South by Southwest (SXSW) in Austin, TX features some of the best music, film and cutting edge technology. Last year was the first time I attended SXSW when I started to hear the chatter about the emerging trend of “wearables” and with just a handful of panels on the topic in 2013 that changed at lighting speed in 2014. Wearables were the hot trend topics.
The Webster dictionary definition defines it as “denoting or relating to a computer or other electronic device that is small or light enough to be worn or carried on one’s body.”
The most popular category on the market for wearables is in the category of fitness and health. Wristbands like the popular FitBit and Jawbone to monitor your heart or steps taken during the day or to monitor your sleep and the Shine which is a quarter sized disk worn as a necklace, a clip or as a bracelet to monitor your activity and daily movement. Google glass, the virtual eyewear that works like your smartphone with voice commands was seen being worn by many attendees during SXSW Interactive.
“I think this is the year for wearables,” said Pete Cashmore, Mashable CEO.
“I am wearing the Galaxy Gear and they just brought out the Gear 2 by Samsung, and they just announced the Gear Fit, which is like a fitness tracker. Apple is supposedly bringing out the new iWatch in the fall which is apparently going to be focusing on fitness.”
While there were so many wearable panels and products to share every one in this article, here are a few of my favorites.
Austrialian designer Alison Lewis from Wearable Experiments, created the Navigation Jacket. At first glance it’s a traditional blazer, but this blazer will help take you places, get you there on time and you’ll never get lost. Once you download the companion app, you will be buzzed on your shoulder to turn right or to turn left. This jacket not only has applicable use for the geographically challenged but what a wonderful option for the visually impaired.
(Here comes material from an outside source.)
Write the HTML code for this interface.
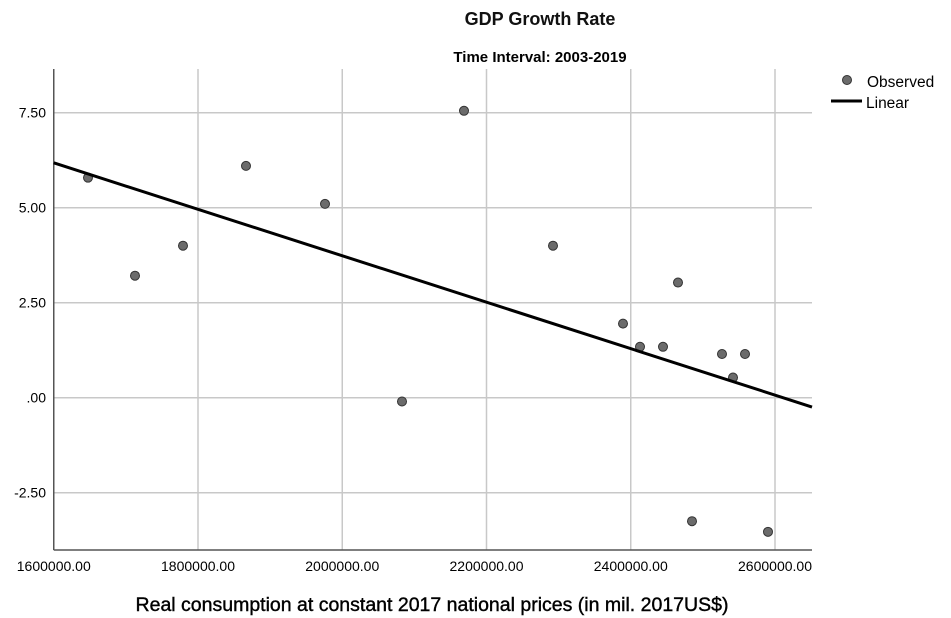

Liz Salcedo, a former social worker and her tech savvy hubby put their talents together to create a self-charging mini bag called the Everpurse, a small bag about the size of a cosmetic case that fully charges your phone twice with no cords.
Perfect for a plane trip, or for business when you aren’t able to charge your phone. At the end of day just place the bag on the recharging table and you’re ready for another busy day using you phone and not being stuck trying to find an outlet. At around $150 this was by far the most affordable and wearable product you can buy right now.
In a sea of casually dressed techno geeks with backpacks, I immediately noticed a stylishly dressed gal carrying an amazing bag at one of the panel discussions. It was bag invented by an MIT student and self proclaimed “techanista” who was fed up with charging all of her devices.
“I walked out of my dorm room at MIT and I was frustrated that I couldn’t find an outlet to charge my device and there has to be a solution for this”, stated inventor and CEO of Jon Lou, Theordora Koullias.
The Jon Lou bag will not only charge your phone but everything you own with a USB hookup and claims to charge your devices up to 14 times. The Jon Lou bag also has LED technology built in so you can see inside your bag in low light and a companion app will continue to monitor your charging consumption…now that’s a really smart bag!
One of the common key takeaways during SXSW Interactive, was wearables should work seamlessly with your lifestyle and shouldn’t require a lot of steps to make it work nor be cumbersome or too “techy”. We are also experiencing the very early stages of the wearables industry and mixing fashion and technology is still quite challenging. You never know, next year at SXSW someone may say “beam me up Scotty” to their smartwatch during a panel discussion and it may really happen!